I was working [at the nightclub] and I was working from sort of five in the evening till sort of five in the morning and it was killing me ... A friend of mine stood me in front of the mirror and just said, Please just look at yourself. And I did, and I sent the keys of the nightclub back. And then I thought about it, that the three men, Basil, Ray, and Steve, who were the bouncers on the door of the nightclub, were the only people I could trust and were my friends. I took them to the Tate Gallery and took photographs of them standing in front of paintings ... and I think that was partly how I was feeling.
Presenter asks
Are [your parents] proud, impressed? Do they feel they contributed?
I think my dad is very proud now. ... We've become a lot closer now. It took a long time to repair our relationship and I think the repair came was when I had Angelica and I realized how easy it was to make mistakes even though hers were a bit bigger than most. I think I just had to sort of let go of the anger and I felt also I was too tired and I was too busy with my own sort of sufferings to have anger mixed in with it.
“I find it very difficult to say no to a lot of opportunities that come my way'cause I always feel so grateful for them. And I find it so difficult to say no'cause I just panic all the time that what could be round the corner and I think having faced mortality that's always going to be with me.”
“I think, you know, sometimes I I say that my work is often three steps ahead of me.

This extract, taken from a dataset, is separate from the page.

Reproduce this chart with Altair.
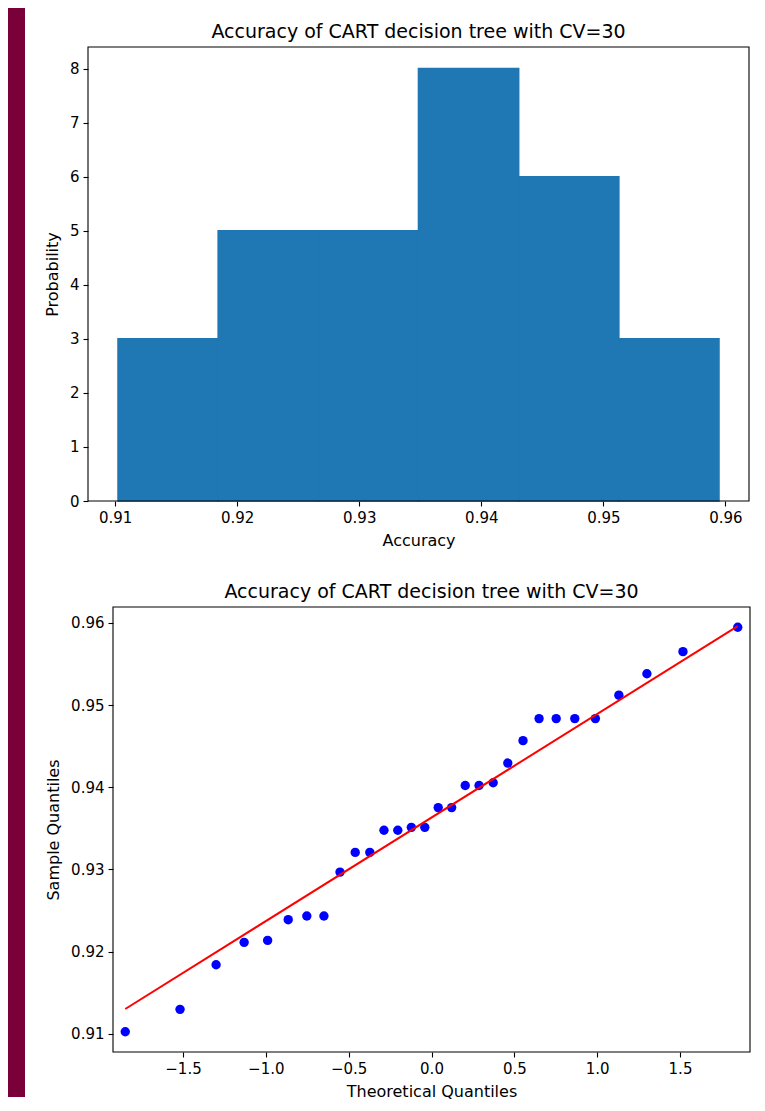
import altair as alt
import numpy as np
import pandas as pd

# ---------------- data ----------------
accuracy = [0.91024, 0.91297, 0.91839, 0.92112, 0.92136, 0.92388, 0.92433, 0.92433,
            0.92967, 0.93207, 0.93207, 0.93476, 0.93476, 0.93512, 0.93512, 0.93752,
            0.93752, 0.94021, 0.94021, 0.94054, 0.94294, 0.94567, 0.94835, 0.94835,
            0.94835, 0.94835, 0.95120, 0.95381, 0.95650, 0.95947]

theoretical = [-1.8486, -1.5179, -1.3002, -1.1310, -0.9892, -0.8649, -0.7527, -0.6493,
               -0.5524, -0.4605, -0.3723, -0.2869, -0.2035, -0.1216, -0.0404,
               0.0404, 0.1216, 0.2035, 0.2869, 0.3723, 0.4605, 0.5524, 0.6493,
               0.7527, 0.8649, 0.9892, 1.1310, 1.3002, 1.5179, 1.8486]

titles = ["Accuracy of CART decision tree with CV=30"]
hist_x_ticks = [0.91, 0.92, 0.93, 0.94, 0.95, 0.96]
hist_y_ticks = [0, 1, 2, 3, 4, 5, 6, 7, 8]
qq_x_ticks = [-1.5, -1.0, -0.5, 0.0, 0.5, 1.0, 1.5]
qq_y_ticks = [0.91, 0.92, 0.93, 0.94, 0.95, 0.96]
n_bins = 6

FONT = "DejaVu Sans"
MAROON = "#7a0039"

acc = np.array(accuracy)
counts, edges = np.histogram(acc, bins=n_bins)
hist_df = pd.DataFrame({"x0": edges[:-1], "x1": edges[1:], "count": counts})

rng = acc.max() - acc.min()
acc_dom = [acc.min() - 0.05 * rng, acc.max() + 0.05 * rng]

q = np.array(theoretical)
qrng = q.max() - q.min()
q_dom = [q.min() - 0.02 * qrng, q.max() + 0.02 * qrng]

qq_df = pd.DataFrame({"q": q, "s": np.sort(acc)})
m, b = acc.std(), acc.mean()
line_df = pd.DataFrame({"q": [q[0], q[-1]], "s": [b + m * q[0], b + m * q[-1]]})

one = pd.DataFrame({"t": titles})

# ---------------- top: histogram ----------------
wA, hA = 661, 454
stripA = alt.Chart(one).mark_rect(color=MAROON).encode(
    x=alt.value(-80), x2=alt.value(-63), y=alt.value(-39), y2=alt.value(513))
bars = alt.Chart(hist_df).mark_rect(color="#1f77b4", stroke="#1f77b4", strokeWidth=1.6).encode(
    x=alt.X("x0:Q", scale=alt.Scale(domain=acc_dom, nice=False, zero=False),
            axis=alt.Axis(title="Accuracy", values=hist_x_ticks, format=".2f", titlePadding=7)),
    x2="x1:Q",
    y=alt.Y("count:Q", scale=alt.Scale(domain=[0, 8.4], nice=False),
            axis=alt.Axis(title="Probability", values=hist_y_ticks, format="d", titlePadding=9)),
    y2=alt.datum(0),
)
frameA = alt.Chart(one).mark_rect(fillOpacity=0, stroke="black", strokeWidth=1.1).encode(
    x=alt.value(0), x2=alt.value(wA), y=alt.value(0), y2=alt.value(hA))
titleA = alt.Chart(one).mark_text(font=FONT, fontSize=19, align="center",
                                  baseline="alphabetic", color="black").encode(
    text="t:N", x=alt.value(wA / 2), y=alt.value(-9.5))
top = alt.layer(stripA, bars, frameA, titleA).properties(width=wA, height=hA)

# ---------------- bottom: QQ plot ----------------
wB, hB = 662, 445
x0B = 25
stripB = alt.Chart(one).mark_rect(color=MAROON).encode(
    x=alt.value(-80), x2=alt.value(-63), y=alt.value(-47), y2=alt.value(490))
xq = alt.X("q:Q", scale=alt.Scale(domain=q_dom, range=[x0B, wB], nice=False, zero=False),
           axis=alt.Axis(title="Theoretical Quantiles", values=qq_x_ticks, format=".1f", titlePadding=7))
ys = alt.Y("s:Q", scale=alt.Scale(domain=acc_dom, nice=False, zero=False),
           axis=alt.Axis(title="Sample Quantiles", values=qq_y_ticks, format=".2f",
                         titlePadding=9, offset=-x0B))
pts = alt.Chart(qq_df).mark_circle(color="#0000ff", size=88, opacity=1).encode(x=xq, y=ys)
fit = alt.Chart(line_df).mark_line(color="#ff0000", strokeWidth=2).encode(x=xq, y=ys)
frameB = alt.Chart(one).mark_rect(fillOpacity=0, stroke="black", strokeWidth=1.1).encode(
    x=alt.value(x0B), x2=alt.value(wB), y=alt.value(0), y2=alt.value(hB))
titleB = alt.Chart(one).mark_text(font=FONT, fontSize=19, align="center",
                                  baseline="alphabetic", color="black").encode(
    text="t:N", x=alt.value((x0B + wB) / 2), y=alt.value(-9.5))
bottom = alt.layer(stripB, pts, fit, frameB, titleB).properties(width=wB, height=hB)

chart = alt.vconcat(top, bottom, spacing=0).configure(
    background="white",
    padding={"left": 0, "top": 0, "right": 0, "bottom": 0},
    font=FONT,
).configure_view(strokeWidth=0).configure_axis(
    domain=False, grid=False,
    tickColor="black", tickSize=5, tickWidth=1.1,
    labelFont=FONT, labelFontSize=15, labelColor="black", labelPadding=4,
    labelFlush=False, labelOverlap=False,
    titleFont=FONT, titleFontSize=16, titleFontWeight="normal", titleColor="black",
)

chart.save("out.html", embed_options={"renderer": "svg", "actions": False})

You have these ideas and you don't necessarily know why you're making them or where they've come from. And I think with these it was about that sort of final release from me feeling like I was an ill person, because I was living my life as an ill person.”
“I think as a woman, you know, losing a breast is one of the hardest things to go through because you do feel like a sort of big loss of part of your sexuality. And to recover from that is a whole other thing to recover from on top of the cancer and the chemotherapy.”